The standard plot involves Getafix and Dogmatix getting kidnapped by the Romans, with Asterix and his rotund pal Obelix setting off to rescue them.
To do this they travel across Europe completing short stages.
You can choose between Asterix and Obelix before you enter each stage, although you can only select the other (if you want to) when you lose all your lives and use a continue.
The game starts as it means to go on however, giving you no guidance and beating you over the head with a misjudged difficulty level.
Opening with a simple stage set in a village that lasts around a minute, the game then truly throws you into the deep end with the second level.
It not only demands that you to know how to equip items, it also expects you to realise that you have to go backwards from where you start to grab an essential potion.
Even if you do somehow figure that out you’ll need to act fast – the clock is ticking.
The time-keeping aspect is one of the most notable elements of the game in fact, and helps and hinders the title in equal measure.
You are rarely given any time at all to complete levels, and you’ll often be reaching the ‘exit’ (a special potion) with milliseconds to spare.
Obviously this is massively unfair at times, but it does inject an added amount of tension and panic when you’re leaping and punching your way through stages.
Unfortunately constant design mis-steps threaten to make the game an entirely frustration filled affair.
One example is the underwater level that arrives early on.

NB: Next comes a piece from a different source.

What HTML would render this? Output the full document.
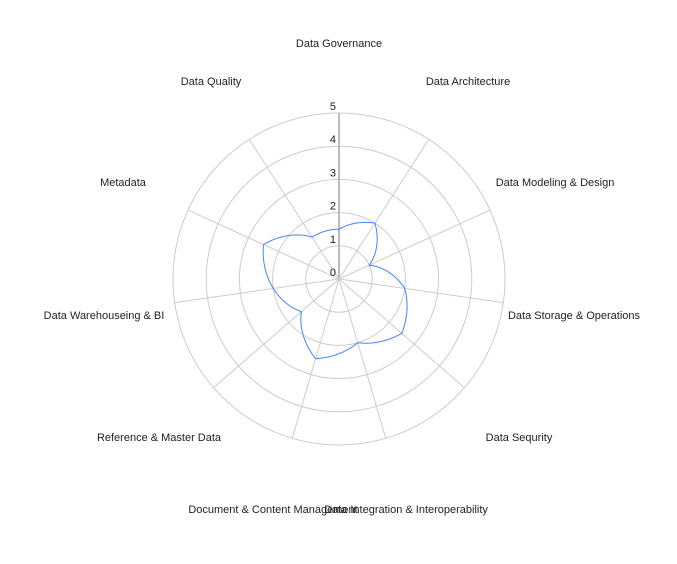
<!DOCTYPE html>
<html><head><meta charset="utf-8"><style>
html,body{margin:0;padding:0;background:#fff;}
svg text{font-family:"Liberation Sans",Roboto,sans-serif;font-size:11px;fill:#222;}
</style></head><body>
<svg id="chart" width="677" height="559" xmlns="http://www.w3.org/2000/svg"></svg>
<script>
const categories = ["Data Governance","Data Architecture","Data Modeling & Design","Data Storage & Operations","Data Sequrity","Data Integration & Interoperability","Document & Content Management","Reference & Master Data","Data Warehouseing & BI","Metadata","Data Quality"];
const values = [1.5, 2, 1, 2, 2.5, 2, 2.5, 1.5, 2, 2.5, 1.5];
const ticks = [0,1,2,3,4,5];
const maxVal = 5;

const NS="http://www.w3.org/2000/svg";
const svg=document.getElementById('chart');
const cx=339, cy=279, R=166;
const n=categories.length;
const labelPos=[[339,47],[468,85],[555,186],[574,319],[519,441],[406,513],[273,513],[159,441],[104,319],[123,186],[211,85]];
function ang(i){return i*2*Math.PI/n;}
function polar(a,v){const r=v/maxVal*R;return [cx+r*Math.sin(a), cy-r*Math.cos(a)];}
function pt(i,v){return polar(ang(i),v);}
function mk(tag,attrs){const e=document.createElementNS(NS,tag);for(const k in attrs)e.setAttribute(k,attrs[k]);svg.appendChild(e);return e;}

ticks.forEach(t=>{
  if(t>0){const c=mk('circle',{cx:cx,cy:cy,r:t/maxVal*R,fill:'none',stroke:'#ccc','stroke-width':1});
  
  }
});
categories.forEach((c,i)=>{
  const p=pt(i,maxVal);
  const l=mk('line',{x1:cx,y1:cy,x2:p[0],y2:p[1],stroke:i===0?'#bbb':'#ccc','stroke-width':i===0?2:1});
  
  
  const lp=labelPos[i];
  const tx=mk('text',{x:lp[0],y:lp[1],'text-anchor':'middle'});
  tx.textContent=c;
  
  
});
ticks.forEach(t=>{
  const tx=mk('text',{x:336,y:cy-t/maxVal*R-3,'text-anchor':'end'});
  tx.textContent=t;
  
  
});
let d='';
const steps=30;
for(let i=0;i<n;i++){
  const v1=values[i], v2=values[(i+1)%n];
  for(let s=0;s<steps;s++){
    const f=s/steps;
    const p=polar(ang(i)+f*2*Math.PI/n, v1+(v2-v1)*f);
    d+=(d===''?'M':'L')+p[0].toFixed(2)+','+p[1].toFixed(2)+' ';
  }
}
const path=mk('path',{d:d+'Z',fill:'none',stroke:'#4285f4','stroke-width':1});


</script>
</body></html>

Even when you overlook the design inconsistency (in one of the previous stages touching water hurt you) it’s still got a sadistic streak a mile wide.

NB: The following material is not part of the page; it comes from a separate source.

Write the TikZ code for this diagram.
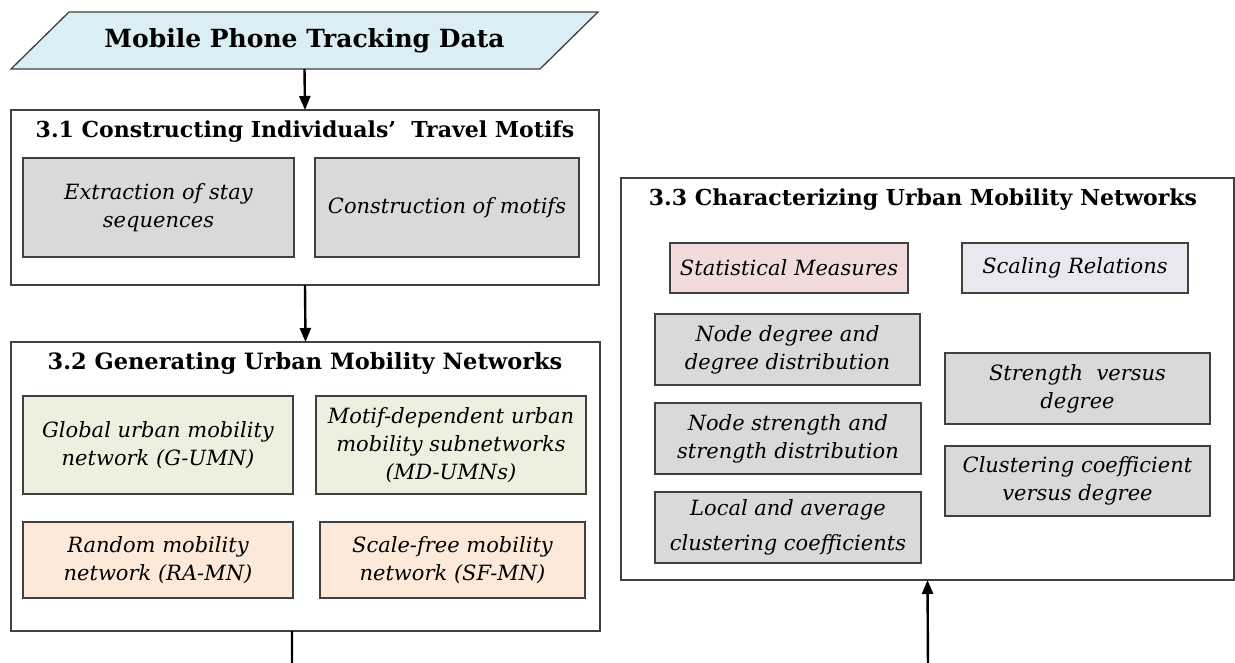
\documentclass[tikz,border=0pt]{standalone}
\usepackage{fontspec}
\setmainfont{DejaVu Serif}
\usetikzlibrary{arrows.meta,calc,backgrounds}
\definecolor{bluefill}{HTML}{DAEEF3}
\definecolor{grayfill}{HTML}{D9D9D9}
\definecolor{greenfill}{HTML}{EBF1DE}
\definecolor{peachfill}{HTML}{FDE9D9}
\definecolor{pinkfill}{HTML}{F2DCDB}
\definecolor{lavfill}{HTML}{EAE7F0}
\definecolor{edgegray}{HTML}{404040}
\tikzset{
  secbox/.style={draw=edgegray, line width=1.3pt, fill=white, inner sep=0pt, outer sep=0pt},
  subbox/.style={draw=edgegray, line width=1.4pt, inner sep=0pt, outer sep=0pt, align=center,
     font=\fontsize{21}{28}\selectfont\itshape},
  sectitle/.style={anchor=base, inner sep=0pt, font=\fontsize{22}{26}\selectfont\bfseries},
  flow/.style={line width=2.4pt, -{Triangle[length=14pt,width=11pt]}},
  para/.style={draw=edgegray, line width=1.3pt, fill=bluefill, line join=miter}
}
\begin{document}
\begin{tikzpicture}[x=1pt,y=-1pt]
\useasboundingbox (0,0) rectangle (1235,662);
% source data
\node[inner sep=0pt, outer sep=0pt, minimum width=529pt, minimum height=57pt,
  font=\fontsize{25}{30}\selectfont\bfseries] (data) at (304.5,40.5) {Mobile Phone Tracking Data};
\begin{scope}[on background layer]
\draw[para] ($(data.north west)+(29,0)$) -- ($(data.north east)+(29,0)$)
   -- ($(data.south east)+(-29,0)$) -- ($(data.south west)+(-29,0)$) -- cycle;
\end{scope}
% section 3.1
\node[secbox, minimum width=588pt, minimum height=175pt] (box31) at (305,197.5) {};
\node[sectitle] (t31) at (305,137) {3.1 Constructing Individuals’\ \ Travel Motifs};
\node[subbox, fill=grayfill, minimum width=271pt, minimum height=99pt] (ext) at (158.5,207.5) {Extraction of stay\\sequences};
\node[subbox, fill=grayfill, minimum width=264pt, minimum height=99pt] (con) at (447,207.5) {Construction of motifs};
% section 3.2
\node[secbox, minimum width=589pt, minimum height=289pt] (box32) at (305.5,486.5) {};
\node[sectitle, font=\fontsize{22.5}{26}\selectfont\bfseries] (t32) at (305,369) {3.2 Generating Urban Mobility Networks};
\node[subbox, fill=greenfill, minimum width=270pt, minimum height=98pt] (gumn) at (158,445) {Global urban mobility\\network (G-UMN)};
\node[subbox, fill=greenfill, minimum width=270pt, minimum height=98pt] (mdumn) at (451,445) {Motif-dependent urban\\mobility subnetworks\\(MD-UMNs)};
\node[subbox, fill=peachfill, minimum width=270pt, minimum height=76pt] (ramn) at (158,560) {Random mobility\\network (RA-MN)};
\node[subbox, fill=peachfill, minimum width=265pt, minimum height=76pt] (sfmn) at (452.5,560) {Scale-free mobility\\network (SF-MN)};
% section 3.3
\node[secbox, minimum width=613pt, minimum height=402pt] (box33) at (927.5,379) {};
\node[sectitle] (t33) at (923,205) {3.3 Characterizing Urban Mobility Networks};
\node[subbox, fill=pinkfill, minimum width=238pt, minimum height=50pt] (stat) at (789,268) {Statistical Measures};
\node[subbox, fill=lavfill, minimum width=226pt, minimum height=50pt] (scal) at (1075,268) {Scaling Relations};
\node[subbox, fill=grayfill, minimum width=265pt, minimum height=71pt] (nd) at (787.5,349.5) {Node degree and\\degree distribution};
\node[subbox, fill=grayfill, minimum width=266pt, minimum height=71pt] (ns) at (788,438.5) {Node strength and\\strength distribution};
\node[subbox, fill=grayfill, minimum width=266pt, minimum height=71pt, font=\fontsize{21}{35}\selectfont\itshape] (lac) at (788,527.5) {Local and average\\clustering coefficients};
\node[subbox, fill=grayfill, minimum width=265pt, minimum height=71pt] (svd) at (1077.5,388.5) {Strength\ \ versus\\degree};
\node[subbox, fill=grayfill, minimum width=265pt, minimum height=70pt] (cvd) at (1077.5,481) {Clustering coefficient\\versus degree};
% connectors (the horizontal run lies just below the visible frame, as in the cropped original)
\coordinate (b1) at (292,668);
\coordinate (b2) at (928,668);
\draw[flow] (data.south) -- (box31.north);
\draw[flow] (box31.south) -- (box32.north);
\draw[flow] (box32.south -| b1) -- (b1) -- (b2) -- (box33.south);
\end{tikzpicture}
\end{document}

It not only has an irritating wibbly-wobbly filter in front of the screen, there are also foreground objects that actively hide dangers from you.
The main example is falling blocks, and the seaweed mostly conceals them from you – meaning you’ll have to tread very carefully.
But a conservative approach isn’t possible if you’re going to complete stages in time, as previously mentioned.
So here lies the game’s main problem, and if a correct balance between challenge and unfairness had been found this could have been a hidden gem.
As it stands the game only occasionally glimmers – some potion based abilities are genuinely interesting, such as ones that inflate you and help you build cloud platforms – but is ultimately dulled by repeatedly poor design choices.
It still looks good though, and it’s colourful cartoon graphics and comic book flourishes (see the ‘paf!’ bubble in the screenshot above) have clearly had a lot of work invested into them.
It’s just a shame you can’t say the same for the gameplay.